Kermode is quick to tackle any accusation of dumbing down. He says that Five News wouldn’t have been nominated for a RTS award against the BBC and ITV 10pm offerings if it wasn’t offering a serious news agenda. ‘I get very annoyed when people confuse populism with dumbing down. ‘Populist’ doesn’t mean ‘dumb’. It’s lazy and shallow to suggest this is the case.”

‘Look at a serious newspaper,’he continues. ‘Across the pages, you will find a rich mix of stories all juxtaposed with each other. News­papers don’t start with a depressing story and have an ‘And finally’ on the end of them. They wouldn’t sell newspapers on that. We just need to be sophisticated about how we do it.”

The third prong in the relaunch is creativity, where Kermode says he has already made his voice heard, with the announcement last summer that the so-called ‘noddy’and other artificial television techniques would be banned from Five News. He took some flak from within the industry, accused by BBC head of newsroom Peter Horrocks of an ‘over-the-top’reaction to the question of trust in television.

The relaunch is a more substantial test for Kermode at Five. A self-confessed ‘teenage anorak”, he spent his early career in regional radio before joining Sky News as a producer in 1994. He moved to BBC for the launch of BBC News 24 as producer, and was promoted to editor. He then edited BBC’s weekend network bulletins for a period and became editor of BBC Breakfast in October 2004. In that period, the programme overtook GMTV in the breakfast news ratings. After 10 years at the BBC, he jumped ship to Five in July last year. ‘I didn’t want to become a BBC lifer,’he says.

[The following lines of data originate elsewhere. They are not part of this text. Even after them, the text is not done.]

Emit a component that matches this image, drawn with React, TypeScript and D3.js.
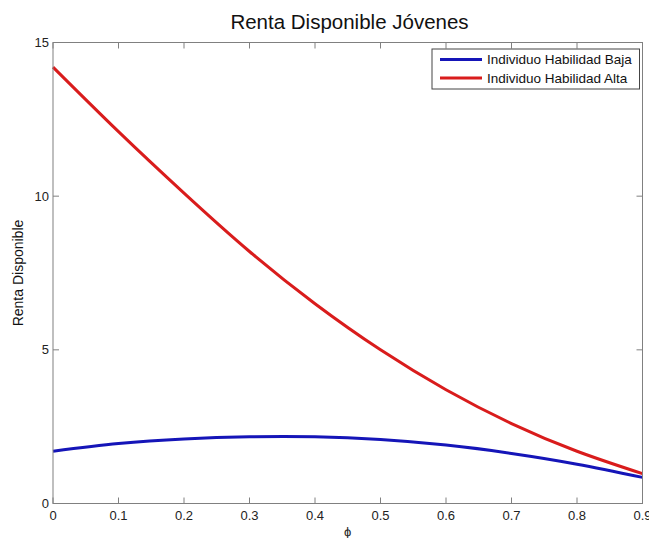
import React from "react";
import * as d3 from "d3";

// phi values on the x axis
const phi = [0, 0.1, 0.2, 0.3, 0.4, 0.5, 0.6, 0.7, 0.8, 0.9];
// Individuo Habilidad Baja
const baja = [1.7, 1.95, 2.1, 2.17, 2.17, 2.08, 1.9, 1.63, 1.28, 0.85];
// Individuo Habilidad Alta
const alta = [14.2, 12.1, 10.1, 8.2, 6.5, 5.0, 3.7, 2.6, 1.7, 0.97];
const xTicks = [0, 0.1, 0.2, 0.3, 0.4, 0.5, 0.6, 0.7, 0.8, 0.9];
const yTicks = [0, 5, 10, 15];

const W = 649;
const H = 538;
const margin = { top: 42.5, right: 6.5, bottom: 34.5, left: 53 };

export default function App() {
  const width = W - margin.left - margin.right;
  const height = H - margin.top - margin.bottom;
  const x = d3.scaleLinear().domain([0, 0.9]).range([0, width]);
  const y = d3.scaleLinear().domain([0, 15]).range([height, 0]);

  const line = d3
    .line<number>()
    .x((d, i) => x(phi[i]))
    .y((d) => y(d))
    .curve(d3.curveNatural);

  const series = [
    { name: "Individuo Habilidad Baja", values: baja, color: "#1515b8" },
    { name: "Individuo Habilidad Alta", values: alta, color: "#d91c1c" },
  ];

  const font = "'Liberation Sans', Arial, sans-serif";
  const axisColor = "#808080";
  const tickLen = 6;

  return (
    <svg
      width={W}
      height={H}
      style={{ position: "absolute", left: 0, top: 0, background: "#fff" }}
      fontFamily={font}
    >
      <text x={349.5} y={29} textAnchor="middle" fontSize={20.5} fill="#111">
        Renta Disponible Jóvenes
      </text>
      <g transform={`translate(${margin.left},${margin.top})`}>
        {/* series */}
        {series.map((s) => (
          <path
            key={s.name}
            d={line(s.values) || ""}
            fill="none"
            stroke={s.color}
            strokeWidth={3}
            strokeLinejoin="round"
          />
        ))}
        {/* frame */}
        <rect x={0} y={0} width={width} height={height} fill="none" stroke={axisColor} strokeWidth={1} />
        {/* x ticks */}
        {xTicks.map((t) => (
          <g key={"x" + t}>
            <line x1={x(t)} x2={x(t)} y1={height} y2={height - tickLen} stroke={axisColor} />
            <line x1={x(t)} x2={x(t)} y1={0} y2={tickLen} stroke={axisColor} />
            <text x={x(t)} y={height + 16} textAnchor="middle" fontSize={13} fill="#222">
              {t}
            </text>
          </g>
        ))}
        {/* y ticks */}
        {yTicks.map((t) => (
          <g key={"y" + t}>
            <line x1={0} x2={tickLen} y1={y(t)} y2={y(t)} stroke={axisColor} />
            <line x1={width} x2={width - tickLen} y1={y(t)} y2={y(t)} stroke={axisColor} />
            <text x={-4} y={y(t) + 4.5} textAnchor="end" fontSize={13} fill="#222">
              {t}
            </text>
          </g>
        ))}
        {/* axis labels */}
        <text x={width / 2} y={height + 32} textAnchor="middle" fontSize={13} fill="#222">
          ϕ
        </text>
        <text
          transform={`translate(${-30},${height / 2}) rotate(-90)`}
          textAnchor="middle"
          fontSize={14}
          fill="#111"
        >
          Renta Disponible
        </text>
        {/* legend */}
        <g transform={`translate(${width - 210.5},${6.5})`}>
          <rect x={0} y={0} width={207.5} height={40} fill="#fff" stroke="#444" strokeWidth={1} />
          {series.map((s, i) => (
            <g key={s.name} transform={`translate(0,${10.5 + i * 18.5})`}>
              <line x1={8} x2={50} y1={0} y2={0} stroke={s.color} strokeWidth={3} />
              <text x={55} y={4.5} fontSize={13.5} fill="#111">
                {s.name}
              </text>
            </g>
          ))}
        </g>
      </g>
    </svg>
  );
}
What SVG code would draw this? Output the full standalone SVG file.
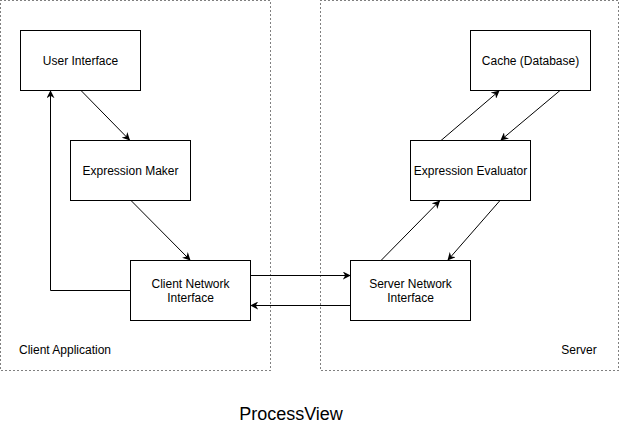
<svg xmlns="http://www.w3.org/2000/svg" width="623" height="432" viewBox="0 0 623 432">
<style>
.box{fill:#fff;stroke:#000;stroke-width:1}
.cont{fill:none;stroke:#000;stroke-width:1;stroke-dasharray:1 3}
.t{font-family:"Liberation Sans",Arial,sans-serif;font-size:12px;fill:#000;text-anchor:middle}
.e{fill:none;stroke:#000;stroke-width:1}
</style>
<defs>
<marker id="a" viewBox="0 0 10 10" refX="9" refY="5" markerWidth="8" markerHeight="8" markerUnits="userSpaceOnUse" orient="auto">
<path d="M0,0 L10,5 L0,10 L3,5 Z" fill="#000"/>
</marker>
</defs>
<rect width="623" height="432" fill="#fff"/>
<g id="client-app">
<rect class="cont" x="0.5" y="0.5" width="270" height="370"/>
<text class="t" x="65" y="354">Client Application</text>
</g>
<g id="server">
<rect class="cont" x="320.5" y="0.5" width="298" height="370"/>
<text class="t" x="579" y="354">Server</text>
</g>
<g id="user-interface">
<rect class="box" x="20.5" y="30.5" width="120" height="60"/>
<text class="t" x="80.5" y="64.5">User Interface</text>
</g>
<g id="expression-maker">
<rect class="box" x="70.5" y="140.5" width="120" height="60"/>
<text class="t" x="130.5" y="174.5">Expression Maker</text>
</g>
<g id="client-network-interface">
<rect class="box" x="130.5" y="260.5" width="120" height="60"/>
<text class="t" x="190.5" y="287.5">Client Network</text>
<text class="t" x="190.5" y="301.5">Interface</text>
</g>
<g id="cache">
<rect class="box" x="470.5" y="30.5" width="120" height="60"/>
<text class="t" x="530.5" y="64.5">Cache (Database)</text>
</g>
<g id="expression-evaluator">
<rect class="box" x="410.5" y="140.5" width="120" height="60"/>
<text class="t" x="470.5" y="174.5">Expression Evaluator</text>
</g>
<g id="server-network-interface">
<rect class="box" x="350.5" y="260.5" width="120" height="60"/>
<text class="t" x="410.5" y="287.5">Server Network</text>
<text class="t" x="410.5" y="301.5">Interface</text>
</g>
<g id="connectors">
<line class="e" x1="81" y1="90.5" x2="129.5" y2="140" marker-end="url(#a)"/>
<line class="e" x1="131" y1="200.5" x2="190" y2="260" marker-end="url(#a)"/>
<polyline class="e" points="130.5,290.5 50.5,290.5 50.5,91" marker-end="url(#a)"/>
<line class="e" x1="250.5" y1="275.5" x2="350" y2="275.5" marker-end="url(#a)"/>
<line class="e" x1="350.5" y1="305.5" x2="251" y2="305.5" marker-end="url(#a)"/>
<line class="e" x1="381" y1="260.5" x2="439.5" y2="201" marker-end="url(#a)"/>
<line class="e" x1="500" y1="200.5" x2="448" y2="260" marker-end="url(#a)"/>
<line class="e" x1="441" y1="140.5" x2="499" y2="91" marker-end="url(#a)"/>
<line class="e" x1="560" y1="90.5" x2="501" y2="140" marker-end="url(#a)"/>
</g>
<text x="291" y="420" font-family="'Liberation Sans',Arial,sans-serif" font-size="18" text-anchor="middle" fill="#000">ProcessView</text>
</svg>
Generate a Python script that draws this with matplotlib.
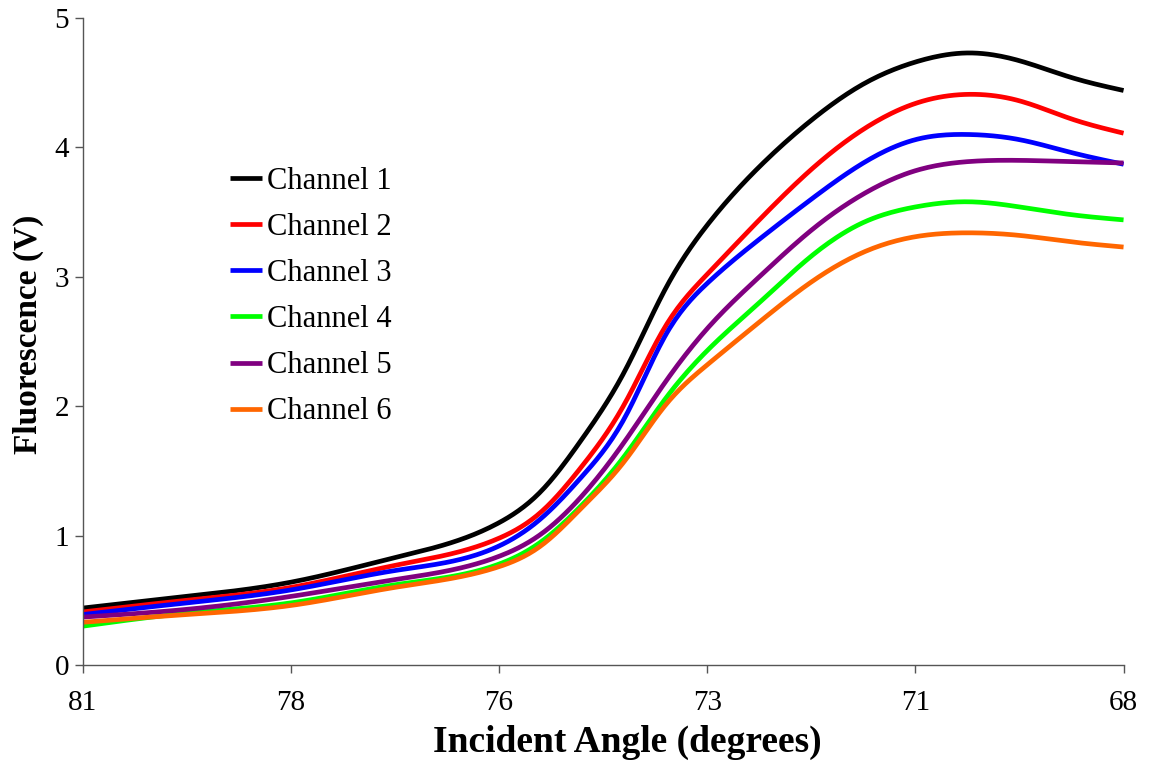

Kermode would appear to be a perfect fit for Five, with experience from the magazine-style breakfast slot and of course, a professional link to Kaplinsky from their time on BBC Breakfast news, that presumably helped convince her to make the move. Kermode says that next to Sir Trevor McDonald, she’s the most recognisable face of news in the UK. Five are banking on her being the most enticing to its audience, too.